Does anyone know if a 2001 model gearbox is the same? I can't find much info on the net about it.

Thanks,


----------



## flyby (Oct 7, 2012)

daz said:


> Does anyone know if a 2001 model gearbox is the same? I can't find much info on the net about it.
> 
> Thanks,



you gearbox will have a code on side off it . if you get that then it the same code . if not ring him he will know ,Gearbox Repairs | Transmission Services | Gearbox Specialists | A1 Premier Transmissions


----------



## maingate (Oct 7, 2012)

You need to know how much oil it takes to fill the box as some do not have a level plug (or a dedicated filler hole), you may have to remove the reverse gear switch to get the oil in. I am not 100% sure on your model but that could be the case.

Also on some models, rainwater could get on to the top of the gearbox and find its way inside (via the breather I think). Check how much oil (and the condition of it) you get out and compare it with what it should be.

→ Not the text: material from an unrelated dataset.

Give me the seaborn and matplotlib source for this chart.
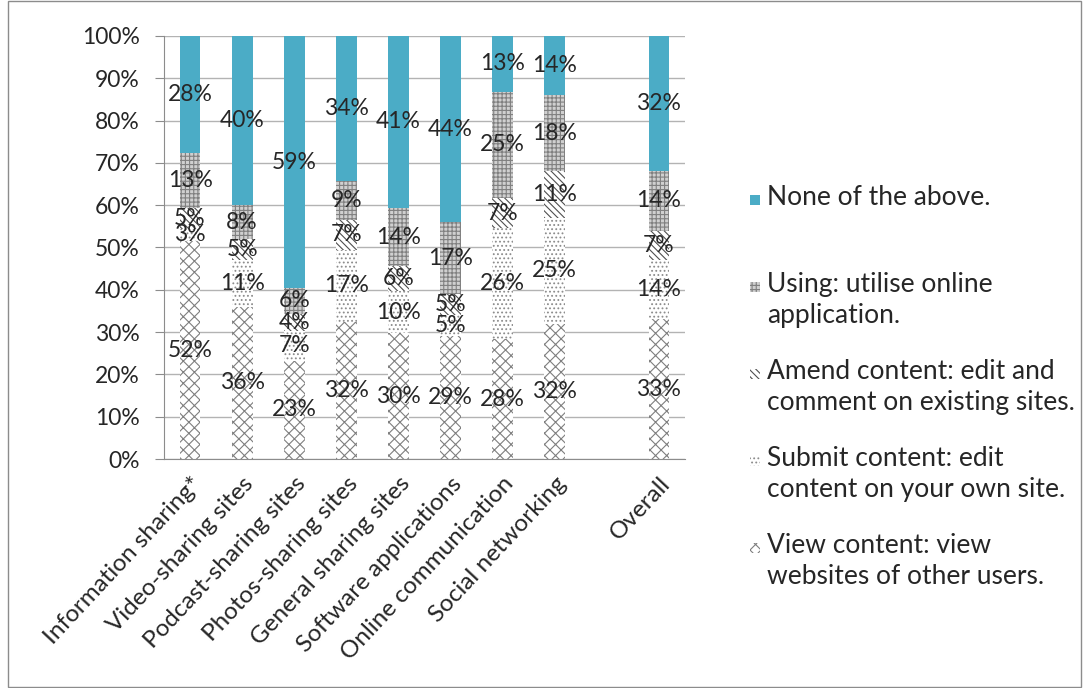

If you still have bother afterwards, double declutching will stop the grating noise when you change gear.


----------



## daz (Oct 7, 2012)

thanks for all the advice, I've tried double clutching, still the same, it's wierd, when 3rd is selected & the  clutch is let out it's not in gear & grinds, just like I've missed the gear


----------



## The Grand Wanderer (Oct 8, 2012)

Am I correct in thinking that your gears are changed via cables or rods connected between the gear lever and the gear box selectors? 
If so then one of the links is worn and thus does not allow third gear to be engaged properly. Adjustment or replacement of the worn parts will cure trouble.
Regards,
Wanderer


----------



## Ems (Oct 8, 2012)

The Grand Wanderer said:


> Am I correct in thinking that your gears are changed via cables or rods connected between the gear lever and the gear box selectors?
> If so then one of the links is worn and thus does not allow third gear to be engaged properly. Adjustment or replacement of the worn parts will cure trouble.
> Regards,
> Wanderer



I know this is a common problem on some VW's so it may be worth reasearching / trying!


----------



## lebesset (Oct 8, 2012)

isn't this in fact the same box as the ducato ?
in which case you measure in 2 litres for a 4 speed  or 2.75 litres for a 5 speed [ extra for the external 5th gearbox]

fill through the sensor entry on top [ after you have got at it !! ] , drain plug on the side


----------



## daz (Nov 12, 2012)

Just a quick update if anyone's interested  I've checked all the cables, all OK, I can't select 3rd when using the selector on the box, but I can select every other gear, so it looks as if it's time for a new gearbox, I'm on the hunt for a replacement but I'm having trouble finding the code on mine.


----------



## sparrks (Nov 12, 2012)

My old Scudo had a simliar problem selecting gear, although not the crunching, it turned out to be the linkage. Can you remove the linkage from the selector stick on the top of the gear box, if so does it go in gear like this?


----------



## daz (Nov 12, 2012)

I don't think the fork will come off the selector rod, it looks as if it's pressed on, there is a small amount of play between the fork & the selector though. As I mentioned in the 1st post the original owner said there was a "knack" to getting 3rd to work & he towed a caravan all over the UK with this van & never had an issue, but I've never had the "knack"  which is why I am so undecided about the gearbox being past it, but this is the only thing left now, apart from the selector itself. 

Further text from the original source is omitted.